O ativo da marca centenária
Para
Marcelo Rech, da ANJ, jornais são “amálgamas da comunidade”. Ao longo de
décadas, eles criam uma “liga de pertencimento” à comunidade que acaba
transcendendo o produto comercial oferecido. No caso dos centenários voltados
ao jornalismo regional, esse aspecto se exponencia, pela extensão do tempo e
pela concentração do espaço da cobertura. O grande diferencial dos centenários,
destaca ele, é a “construção gradual, sólida, permanente, da credibilidade e da
confiança”. “Do ponto de vista da informação hoje, essa é a maior necessidade,
a maior demanda e o atributo mais reconhecido”, afirma.
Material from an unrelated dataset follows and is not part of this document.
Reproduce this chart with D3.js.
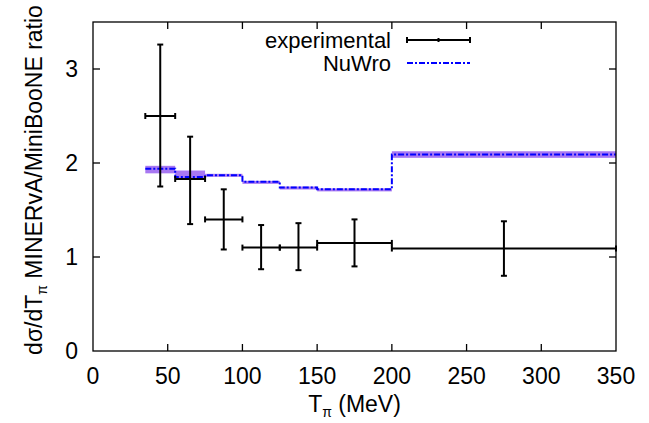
<!DOCTYPE html>
<html>
<head>
<meta charset="utf-8">
<script src="https://cdn.jsdelivr.net/npm/d3@7"></script>
<style>
  body { margin: 0; background: #fff; }
  svg { font-family: "Liberation Sans", Arial, sans-serif; }
</style>
</head>
<body>
<div id="chart"></div>
<script>
// bin edges in T_pi (MeV)
const binLo = [35, 55, 75, 100, 125, 150, 200];
const binHi = [55, 75, 100, 125, 150, 200, 350];
const binMid = [45, 65, 87.5, 112.5, 137.5, 175, 275];

// experimental ratio with error bars
const expVal = [2.50, 1.83, 1.40, 1.10, 1.10, 1.15, 1.09];
const expLo  = [1.75, 1.35, 1.08, 0.87, 0.86, 0.90, 0.80];
const expHi  = [3.26, 2.28, 1.72, 1.34, 1.36, 1.40, 1.38];

// NuWro prediction and its band
const nuVal  = [1.94, 1.85, 1.87, 1.80, 1.74, 1.72, 2.09];
const nuLo   = [1.89, 1.83, 1.855, 1.79, 1.73, 1.71, 2.055];
const nuHi   = [1.97, 1.92, 1.885, 1.81, 1.75, 1.73, 2.125];

const xTicks = [0, 50, 100, 150, 200, 250, 300, 350];
const yTicks = [0, 1, 2, 3];

const W = 649, H = 423;
const m = { left: 93, right: 33, top: 22, bottom: 72 };

const svg = d3.select("#chart").append("svg")
  .attr("width", W).attr("height", H);

const x = d3.scaleLinear().domain([0, 350]).range([m.left, W - m.right]);
const y = d3.scaleLinear().domain([0, 3.5]).range([H - m.bottom, m.top]);

const fs = 23, fsub = 14;
const dash = "6,2,2,2";

const bins = binLo.map((lo, i) => ({ lo: lo, hi: binHi[i], mid: binMid[i],
  v: expVal[i], el: expLo[i], eh: expHi[i], n: nuVal[i], nl: nuLo[i], nh: nuHi[i] }));

// NuWro band
svg.append("g").selectAll("rect")
  .data(bins).enter().append("rect")
  .attr("x", d => x(d.lo))
  .attr("width", d => x(d.hi) - x(d.lo))
  .attr("y", d => y(d.nh))
  .attr("height", d => Math.max(3, y(d.nl) - y(d.nh)))
  .attr("fill", "#a878f2");

// NuWro step line
let pts = [];
bins.forEach(d => { pts.push([d.lo, d.n]); pts.push([d.hi, d.n]); });
const line = d3.line().x(d => x(d[0])).y(d => y(d[1]));
svg.append("path")
  .attr("d", line(pts))
  .attr("fill", "none")
  .attr("stroke", "#0000ff")
  .attr("stroke-width", 2)
  .attr("stroke-dasharray", dash);

// experimental points
const cap = 3;
const ex = svg.append("g").attr("stroke", "#000").attr("stroke-width", 2);
bins.forEach(d => {
  ex.append("line").attr("x1", x(d.lo)).attr("x2", x(d.hi)).attr("y1", y(d.v)).attr("y2", y(d.v));
  ex.append("line").attr("x1", x(d.lo)).attr("x2", x(d.lo)).attr("y1", y(d.v) - cap).attr("y2", y(d.v) + cap);
  ex.append("line").attr("x1", x(d.hi)).attr("x2", x(d.hi)).attr("y1", y(d.v) - cap).attr("y2", y(d.v) + cap);
  ex.append("line").attr("x1", x(d.mid)).attr("x2", x(d.mid)).attr("y1", y(d.el)).attr("y2", y(d.eh));
  ex.append("line").attr("x1", x(d.mid) - cap).attr("x2", x(d.mid) + cap).attr("y1", y(d.el)).attr("y2", y(d.el));
  ex.append("line").attr("x1", x(d.mid) - cap).attr("x2", x(d.mid) + cap).attr("y1", y(d.eh)).attr("y2", y(d.eh));
});

// frame and ticks (mirrored, inward)
const tl = 7;
const axes = svg.append("g").attr("stroke", "#000").attr("stroke-width", 1.3);
axes.append("rect")
  .attr("x", m.left).attr("y", m.top)
  .attr("width", W - m.right - m.left).attr("height", H - m.bottom - m.top)
  .attr("fill", "none");
xTicks.slice(1, -1).forEach(t => {
  axes.append("line").attr("x1", x(t)).attr("x2", x(t)).attr("y1", y(0)).attr("y2", y(0) - tl);
  axes.append("line").attr("x1", x(t)).attr("x2", x(t)).attr("y1", y(3.5)).attr("y2", y(3.5) + tl);
});
yTicks.slice(1).forEach(t => {
  axes.append("line").attr("x1", x(0)).attr("x2", x(0) + tl).attr("y1", y(t)).attr("y2", y(t));
  axes.append("line").attr("x1", x(350)).attr("x2", x(350) - tl).attr("y1", y(t)).attr("y2", y(t));
});

// tick labels
svg.append("g").selectAll("text").data(xTicks).enter().append("text")
  .attr("x", d => x(d)).attr("y", 384)
  .attr("text-anchor", "middle").attr("font-size", fs)
  .text(d => d);
svg.append("g").selectAll("text").data(yTicks).enter().append("text")
  .attr("x", m.left - 15).attr("y", d => y(d) + 8)
  .attr("text-anchor", "end").attr("font-size", fs)
  .text(d => d);

// axis titles
const xt = svg.append("text")
  .attr("x", (x(0) + x(350)) / 2).attr("y", 412)
  .attr("text-anchor", "middle").attr("font-size", fs);
xt.append("tspan").text("T");
xt.append("tspan").attr("dy", 5).attr("font-size", fsub).text("π");
xt.append("tspan").attr("dy", -5).text(" (MeV)");

const yt = svg.append("text")
  .attr("transform", "translate(42,180) rotate(-90)")
  .attr("text-anchor", "middle").attr("font-size", fs);
yt.append("tspan").text("dσ/dT");
yt.append("tspan").attr("dy", 5).attr("font-size", fsub).text("π");
yt.append("tspan").attr("dy", -5).text(" MINERvA/MiniBooNE ratio");

// legend
const lx0 = 407, lx1 = 470;
svg.append("text").attr("x", 391).attr("y", 48).attr("text-anchor", "end")
  .attr("font-size", 22).text("experimental");
svg.append("text").attr("x", 391).attr("y", 71).attr("text-anchor", "end")
  .attr("font-size", 22).text("NuWro");
const lg = svg.append("g").attr("stroke", "#000").attr("stroke-width", 2);
lg.append("line").attr("x1", lx0).attr("x2", lx1).attr("y1", 40).attr("y2", 40);
lg.append("line").attr("x1", lx0).attr("x2", lx0).attr("y1", 37).attr("y2", 43);
lg.append("line").attr("x1", lx1).attr("x2", lx1).attr("y1", 37).attr("y2", 43);
lg.append("line").attr("x1", (lx0 + lx1) / 2).attr("x2", (lx0 + lx1) / 2).attr("y1", 38).attr("y2", 42);
svg.append("line").attr("x1", lx0).attr("x2", lx1).attr("y1", 63).attr("y2", 63)
  .attr("stroke", "#0000ff").attr("stroke-width", 2).attr("stroke-dasharray", dash);
</script>
</body>
</html>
Destacar a própria história na
tentativa de sensibilizar os leitores para a importância do jornal e seu legado
“nem sempre comove”, acredita Rech, que também é vice-presidente editorial e
institucional do Grupo RBS. “Já vender a noção de confiança, de reciprocidade,
de que ‘estamos aqui há muito tempo fazendo jus à confiança da comunidade e
estaremos aqui por muito mais tempo fazendo jus à comunidade’, é um ativo
único, relevantíssimo, inigualável. Não pode ser comprado na prateleira, não
está à venda. Uma tecnologia, a capacidade de divulgar informação mais rápida,
isso está na prateleira, eu diria. A confiança, a credibilidade, não. Isso não
se compra, isso se constrói”, disse ele.
“Uma tecnologia, a capacidade de divulgar informação mais
rápida, isso está na prateleira, eu diria. A confiança, a credibilidade, não”
E
embora as transformações no jornalismo e o imperativo do digital assombrem
meios impressos de todas as idades, os centenários têm inclusive uma
significativa vantagem nesse cenário, acredita o presidente da ANJ. “Nós não
estamos no ramo da impressão de papel. Estamos no ramo da produção de
informação confiável, cuja difusão se dá em diferentes plataformas, entre as
quais a impressa. Para nós, o que é fundamental é a marca estabelecida, e os centenários
têm uma vantagem, porque são marcas muito estabelecidas, muito enraizadas. E o
reconhecimento da marca é o grande ativo da relevância”.